Barbara Poppe Delivers an Appeal for Us to Consider from the Federal Inter Agency Council on Homelessness
By Randle Loeb on Dec 16, 2009 | In Caring and Surviving, Citizenship and Stewards By Randle Loeb | Send feedback »
Letter from the Executive Director Barbara Poppe
"America's Great Depression was greatly defined by the newly homeless and their creation of tent cities. As the homeless gathered in shanty towns they began calling them Hoovervilles, after the sitting president, Herbert Hoover. Unemployment grew, rural communities collapsed, industrial cities were economically shaken and both small and large businesses failed, as millions more Americans became homeless for the first time.
Currently, the United States is experiencing the worst economic crisis since the Great Depression and its associated social ills are surprisingly and shockingly similar. American families are once again experiencing a significant growth in poverty and double digit increases in newly homeless. Just as during the Great Depression, temporary housing has begun to dot the national landscape, from coast to coast. Tent cities can now be found in every state, ranging from large organized communities to makeshift encampments. And just as in the great depression, fair or not, the sitting president's name is now used to describe this symbol of homelessness and economic despair: Obamaville.
The federal government has begun focusing on the prevention of homelessness and the growing need to preserve and increase affordable and accessible housing. Congress created and President Obama signed the American Recovery and Reinvestment Act of 2009, which included 1.5 billion for homelessness prevention and rapid re-housing. The omnibus spending package, for fiscal year 2010, includes new commitments of more than 4 billion in funds targeted for affordable housing and homelessness.
Increased funding for the existing homeless safety net of resources and services, rapid re-housing and homelessness prevention are necessary, welcome and address a vital and ongoing need. But, the scale and the scope of today's homelessness and the profound and lasting impact that the current economic crisis is having on homelessness simply dwarf the current response.
The National Coalition for the Homeless believes that now is the time that we, as a country, must embark on a final campaign to Bring America Home. We must end homelessness once and for all, through a coordinated, comprehensive and scaled national response that addresses the housing, income, health care and civil rights and the causal factors and consequences of extreme poverty.
The National Coalition for the Homeless will soon be releasing a full report on Tent Cities.
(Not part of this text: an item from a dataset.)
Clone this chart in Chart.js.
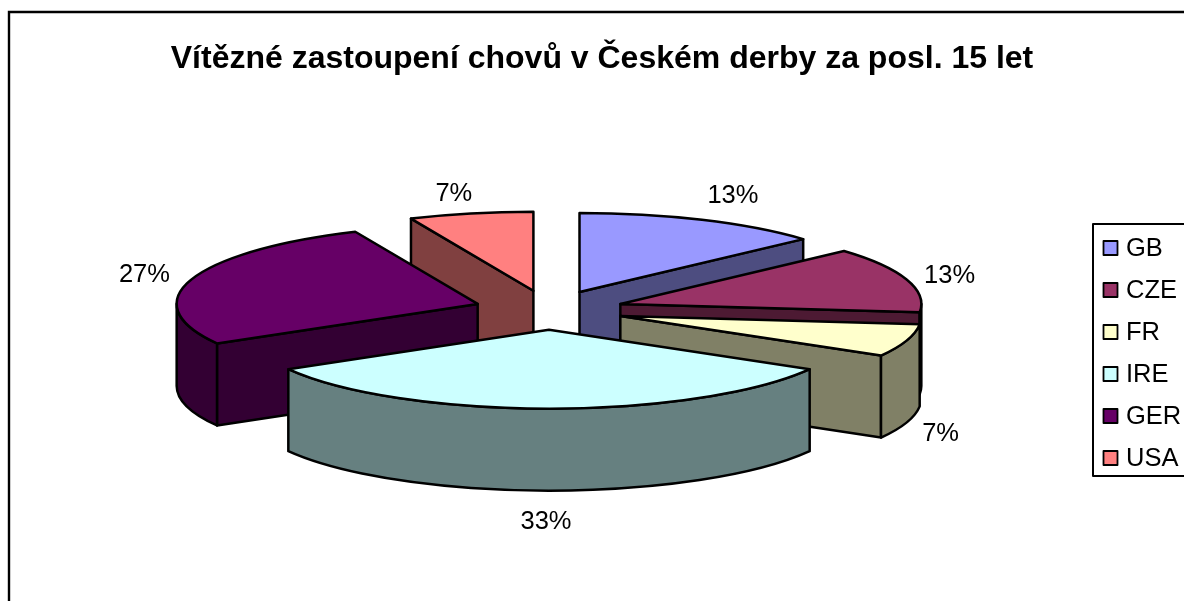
<!DOCTYPE html>
<html><head><meta charset="utf-8">
<style>html,body{margin:0;padding:0;background:#fff;overflow:hidden}#w{width:1184px;height:601px;position:relative}</style>
<script src="https://cdn.jsdelivr.net/npm/chart.js@4"></script>
</head><body><div id="w"><canvas id="c"></canvas></div>
<script>
const titleText = 'Vítězné zastoupení chovů v Českém derby za posl. 15 let';
const categories = ['GB','CZE','FR','IRE','GER','USA'];
const wins = [2,2,1,5,4,1];
const topColors = ['#9999FF','#993366','#FFFFCC','#CCFFFF','#660066','#FF8080'];
const sideColors = ['#4D4D80','#4D1A33','#808066','#668080','#330033','#804040'];
// pie projection on the page
const CX = 549, CY = 310, RX = 301, RY = 79, DEPTH = 82, EXPLODE = 75;
// small hand nudges of the percentage labels from the slice rim
const labelNudge = [[31,-24],[43,-4],[34,11],[-3,31],[-47,-5],[-17,-20]];

const FONT = '"Liberation Sans", Arial, sans-serif';

const pie3d = {
  id:'pie3d',
  beforeDraw(chart){
    const ctx = chart.ctx;
    ctx.save();
    ctx.fillStyle='#fff'; ctx.fillRect(0,0,chart.width,chart.height);
    ctx.strokeStyle='#000'; ctx.lineWidth=2.4;
    ctx.beginPath(); ctx.moveTo(9,chart.height); ctx.lineTo(9,12); ctx.lineTo(chart.width,12); ctx.stroke();
    ctx.restore();
  },
  beforeDatasetsDraw(chart){
    const ctx = chart.ctx;
    const arcs = chart.getDatasetMeta(0).data;
    const total = wins.reduce((a,b)=>a+b,0);
    const geo = arcs.map((el,i)=>{
      const mid=(el.startAngle+el.endAngle)/2;
      return {el,i,mid,s:el.startAngle,e:el.endAngle,
        ax:CX+EXPLODE*Math.cos(mid), ay:CY+EXPLODE*(RY/RX)*Math.sin(mid)};
    });
    const order = geo.slice().sort((a,b)=>Math.sin(a.mid)-Math.sin(b.mid));
    ctx.save();
    ctx.lineJoin='round'; ctx.lineWidth=2.5; ctx.strokeStyle='#000';
    order.forEach(g=>{
      const rim = t=>[g.ax+RX*Math.cos(t), g.ay+RY*Math.sin(t)];
      ctx.fillStyle = sideColors[g.i];
      const radial = t=>{
        const p=rim(t);
        ctx.beginPath();
        ctx.moveTo(g.ax,g.ay); ctx.lineTo(p[0],p[1]);
        ctx.lineTo(p[0],p[1]+DEPTH); ctx.lineTo(g.ax,g.ay+DEPTH); ctx.closePath();
        ctx.fill(); ctx.stroke();
      };
      if (Math.cos(g.s) < -1e-6) radial(g.s);
      if (Math.cos(g.e) >  1e-6) radial(g.e);
      const lo=Math.max(g.s,0), hi=Math.min(g.e,Math.PI);
      if (hi>lo){
        ctx.beginPath();
        ctx.ellipse(g.ax,g.ay,RX,RY,0,lo,hi);
        ctx.ellipse(g.ax,g.ay+DEPTH,RX,RY,0,hi,lo,true);
        ctx.closePath(); ctx.fill(); ctx.stroke();
      }
      // top face: the library's own arc element under the projection
      ctx.save();
      ctx.translate(g.ax,g.ay);
      ctx.scale(RX/g.el.outerRadius,RY/g.el.outerRadius);
      ctx.translate(-g.el.x,-g.el.y);
      g.el.draw(ctx);
      ctx.restore();
      ctx.beginPath();
      ctx.moveTo(g.ax,g.ay);
      ctx.ellipse(g.ax,g.ay,RX,RY,0,g.s,g.e);
      ctx.closePath(); ctx.stroke();
    });
    // percentage labels
    ctx.fillStyle='#000'; ctx.font='25.5px '+FONT; ctx.textAlign='center'; ctx.textBaseline='middle';
    geo.forEach(g=>{
      const front = Math.sin(g.mid)>0 ? DEPTH : 0;
      const x = g.ax+RX*Math.cos(g.mid)+labelNudge[g.i][0];
      const y = g.ay+RY*Math.sin(g.mid)+front+labelNudge[g.i][1];
      ctx.fillText(Math.round(wins[g.i]/total*100)+'%',x,y);
    });
    // legend
    const lx=1093, ly=224, lb=476;
    ctx.lineWidth=2;
    ctx.beginPath(); ctx.moveTo(chart.width+2,ly); ctx.lineTo(lx,ly); ctx.lineTo(lx,lb); ctx.lineTo(chart.width+2,lb); ctx.stroke();
    const step=(lb-ly)/categories.length;
    ctx.textAlign='left';
    categories.forEach((c,i)=>{
      const y=ly+step*(i+0.5)+3;
      ctx.fillStyle=topColors[i];
      ctx.fillRect(1103.5,y-7,14,14);
      ctx.lineWidth=1.8; ctx.strokeRect(1103.5,y-7,14,14);
      ctx.fillStyle='#000';
      ctx.fillText(c,1126,y+1);
    });
    ctx.restore();
    return false;
  }
};

new Chart(document.getElementById('c'),{
  type:'pie',
  data:{labels:categories,datasets:[{data:wins,backgroundColor:topColors,borderWidth:0,offset:0,hoverOffset:0}]},
  options:{
    responsive:true,maintainAspectRatio:false,animation:false,
    layout:{padding:{left:20,right:0,top:0,bottom:0}},
    events:[],
    plugins:{
      legend:{display:false},tooltip:{enabled:false},
      title:{display:true,text:titleText,fullSize:false,color:'#000',
        font:{family:FONT,size:32,weight:'bold',lineHeight:1.15},padding:{top:41,bottom:4}}
    }
  },
  plugins:[pie3d]
});
</script></body></html>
Keep an eye out at www.nationalhomeless.org"
In light of the national crisis of families and the failure of the health care system to protect the growing lists of the homeless with mental and physical disabilities, the increased crisis in corrections with housing people with mental illnesses, the long term number of those with mental and physical disabilities who cannot work and take care of their children, the expanded number of veterans committing suicide, the loss of housing stock and the growing gulf between communities that refuse to house poor people or develop transit systems that accommodate housing for all economic sectors, the lack of education for all citizens, and living in place for those who are elders, the lack of a clear process for fairly handling immigration and the embattled fronts of the policing of the world at the expense of the poor at home, while creating a tragic grip of the military on starving people of the world, we must rise as activists, and citizens plainly stating that this is not a desperate cry for help for our 1.5 million homeless children, nor a cry for help for the desperate nature of the tide of violence that sweeps across our beleaguered nation.
We had expected change with the new administration and instead we are faced with harrowing problems that will be faced by generations to come and which threaten to sweep our life from the earth.